The first 3 songs (in our book)  can be played by very young kids, 3 and up. They are strumming on the open strings of the ukulele, learning basic rhythm. Great developmentally appropriate goal!
But to really be able to play the instrument… probably 7-9 years is a realistic expectation.
They are NEVER too young to see and hear YOU learn to play!
What are you waiting for?!

All for uke and uke for ALL!

As you may know I am a BIG fan of music’s magical power to bring people together.  The songs we know connect us to people and places far and near.  Starting with the bond of lullaby and ending with the bagpipe’s requiem, music is with us all our lives.  I could go on and on… in fact, I do!

Family style!

Family style!  Photo by Jill Richards

I did just the other day to October Crifasi, who is writing an article for Ukulele Magazine about ukulele for kids (that’s the same magazine which had me on their cover last spring!).  We talked, among other things, about family music- how great it is to teach parents and kids together.  The bond it creates within the family, the service it does for both parent and child.  You can read about it in Ukulele Magazine’s next issue (unless they decide to not print it- you never know).

Or you can come and live the experience!  I have two series classes for families starting up:  A four-Saturday session starting February 28th at 10:30 am at Uspace– the new downtown LA ukulele shop-school-venue-cafe located in the Japanese American Cultural Center.  (I am also working on a week long kid’s ukulele summer camp there.
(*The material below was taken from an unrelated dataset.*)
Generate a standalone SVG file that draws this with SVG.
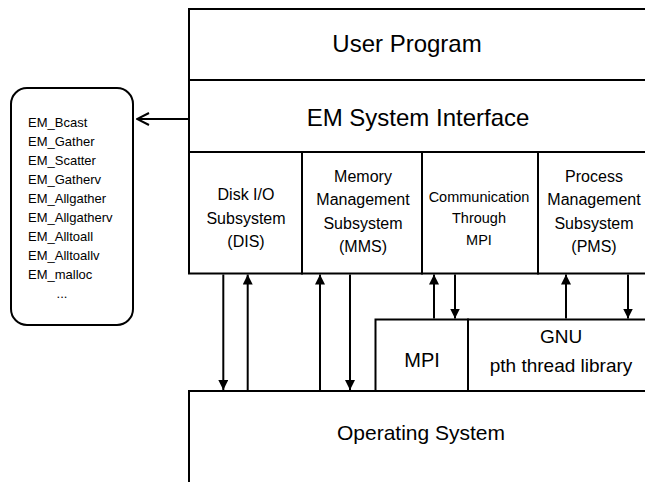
<svg xmlns="http://www.w3.org/2000/svg" width="645" height="482" viewBox="0 0 645 482">
<style>
  .box { fill: #fff; stroke: #000; stroke-width: 2; }
  .ln { stroke: #000; stroke-width: 2; fill: none; }
  text { font-family: "Liberation Sans", Arial, sans-serif; fill: #000; }
  .c { text-anchor: middle; }
  .big { font-size: 24px; }
  .sub { font-size: 16px; }
  .com { font-size: 14.5px; }
  .api { font-size: 13px; }
</style>
<defs>
  <marker id="tri" viewBox="0 0 10 10" refX="10" refY="5" markerWidth="10" markerHeight="10" markerUnits="userSpaceOnUse" orient="auto">
    <path d="M0,0 L10,5 L0,10 z" fill="#000"/>
  </marker>
  <marker id="open" viewBox="0 0 14 14" refX="13" refY="7" markerWidth="14" markerHeight="14" markerUnits="userSpaceOnUse" orient="auto">
    <path d="M1,1 L13,7 L1,13" fill="none" stroke="#000" stroke-width="2"/>
  </marker>
</defs>

<g id="api-list">
  <rect class="box" x="11" y="88" width="122" height="237" rx="16" ry="16"/>
  <text class="api" x="28" y="126.7">EM_Bcast</text>
  <text class="api" x="28" y="145.7">EM_Gather</text>
  <text class="api" x="28" y="164.7">EM_Scatter</text>
  <text class="api" x="28" y="183.7">EM_Gatherv</text>
  <text class="api" x="28" y="202.7">EM_Allgather</text>
  <text class="api" x="28" y="221.7">EM_Allgatherv</text>
  <text class="api" x="28" y="240.7">EM_Alltoall</text>
  <text class="api" x="28" y="259.7">EM_Alltoallv</text>
  <text class="api" x="28" y="278.7">EM_malloc</text>
  <text class="api c" x="62" y="298">...</text>
</g>

<g id="user-program">
  <rect class="box" x="189" y="9" width="470" height="71"/>
  <text class="big c" x="407" y="52">User Program</text>
</g>

<g id="em-interface">
  <rect class="box" x="189" y="80" width="470" height="72"/>
  <text class="big c" x="418" y="126">EM System Interface</text>
</g>

<g id="dis">
  <rect class="box" x="189" y="152" width="113" height="121.5"/>
  <text class="sub c" x="246" y="200">Disk I/O</text>
  <text class="sub c" x="246" y="223.5">Subsystem</text>
  <text class="sub c" x="246" y="247">(DIS)</text>
</g>

<g id="mms">
  <rect class="box" x="302" y="152" width="120" height="121.5"/>
  <text class="sub c" x="363" y="181.5">Memory</text>
  <text class="sub c" x="363" y="205">Management</text>
  <text class="sub c" x="363" y="228.5">Subsystem</text>
  <text class="sub c" x="363" y="252">(MMS)</text>
</g>

<g id="comm">
  <rect class="box" x="422" y="152" width="116" height="121.5"/>
  <text class="com c" x="479" y="201.5">Communication</text>
  <text class="com c" x="479" y="223">Through</text>
  <text class="com c" x="479" y="244.5">MPI</text>
</g>

<g id="pms">
  <rect class="box" x="538" y="152" width="121" height="121.5"/>
  <text class="sub c" x="594" y="181.5">Process</text>
  <text class="sub c" x="594" y="205">Management</text>
  <text class="sub c" x="594" y="228.5">Subsystem</text>
  <text class="sub c" x="594" y="252">(PMS)</text>
</g>

<g id="mpi">
  <rect class="box" x="375.5" y="319.5" width="92.5" height="71.5"/>
  <text class="c" x="422" y="367" font-size="20">MPI</text>
</g>

<g id="pth">
  <rect class="box" x="468" y="319.5" width="191" height="71.5"/>
  <text class="c" x="561" y="343" font-size="19">GNU</text>
  <text class="c" x="561" y="371.7" font-size="19">pth thread library</text>
</g>

<g id="os">
  <rect class="box" x="189" y="391" width="470" height="110"/>
  <text class="c" x="421" y="440" font-size="21">Operating System</text>
</g>

<g id="connectors">
  <line class="ln" x1="189" y1="119" x2="137" y2="119" marker-end="url(#open)"/>
  <line class="ln" x1="223.3" y1="274.5" x2="223.3" y2="390" marker-end="url(#tri)"/>
  <line class="ln" x1="247.7" y1="390" x2="247.7" y2="274.5" marker-end="url(#tri)"/>
  <line class="ln" x1="320" y1="390" x2="320" y2="274.5" marker-end="url(#tri)"/>
  <line class="ln" x1="350" y1="274.5" x2="350" y2="390" marker-end="url(#tri)"/>
  <line class="ln" x1="434" y1="318.5" x2="434" y2="274.5" marker-end="url(#tri)"/>
  <line class="ln" x1="455" y1="274.5" x2="455" y2="318.5" marker-end="url(#tri)"/>
  <line class="ln" x1="566" y1="318.5" x2="566" y2="274.5" marker-end="url(#tri)"/>
  <line class="ln" x1="628" y1="274.5" x2="628" y2="318.5" marker-end="url(#tri)"/>
</g>
</svg>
More on that soon)

And a 3-Saturday 10:30 am series at McCabes in Santa Monica starting March 28th.

I am also hard at work on a book! If you have taken a class with me before you have probably taken home at least one of my handouts.  I have been illustrating my lessons, and when I teach an all-ages class I always have Art Stix  or crayons on hand to give the kids who get antsy mid lesson.  They can do some coloring while the adults keep playing.  They make their own songbooks, and by the end of a semester or session they have.. a bunch of sheets of paper that all get lost.

So- I decided it’s time to get it together!  Our current project is a ukulele method book with illustrations and companion recordings.  Copies will be available to pre-order through Kickstarter soon.  You will be hearing all about that once the campaign is launched!  The art by El Rey is FANTASTIC!  here is a sneak peek at the cover-

Uke Songbook Mockup Front Cover only for Kickstarter640 x 480

So much going on! So many festivals coming up, concerts for families… I have not had a chance to post photos from all the great things that have just happened- like the trip to Mexico…. AMAZING!  If I can get the time together to make it back to the computer I will be popping some pictures up here as well as updating our schedule for the spring.  So many great opportunities to share music!  How lucky are we?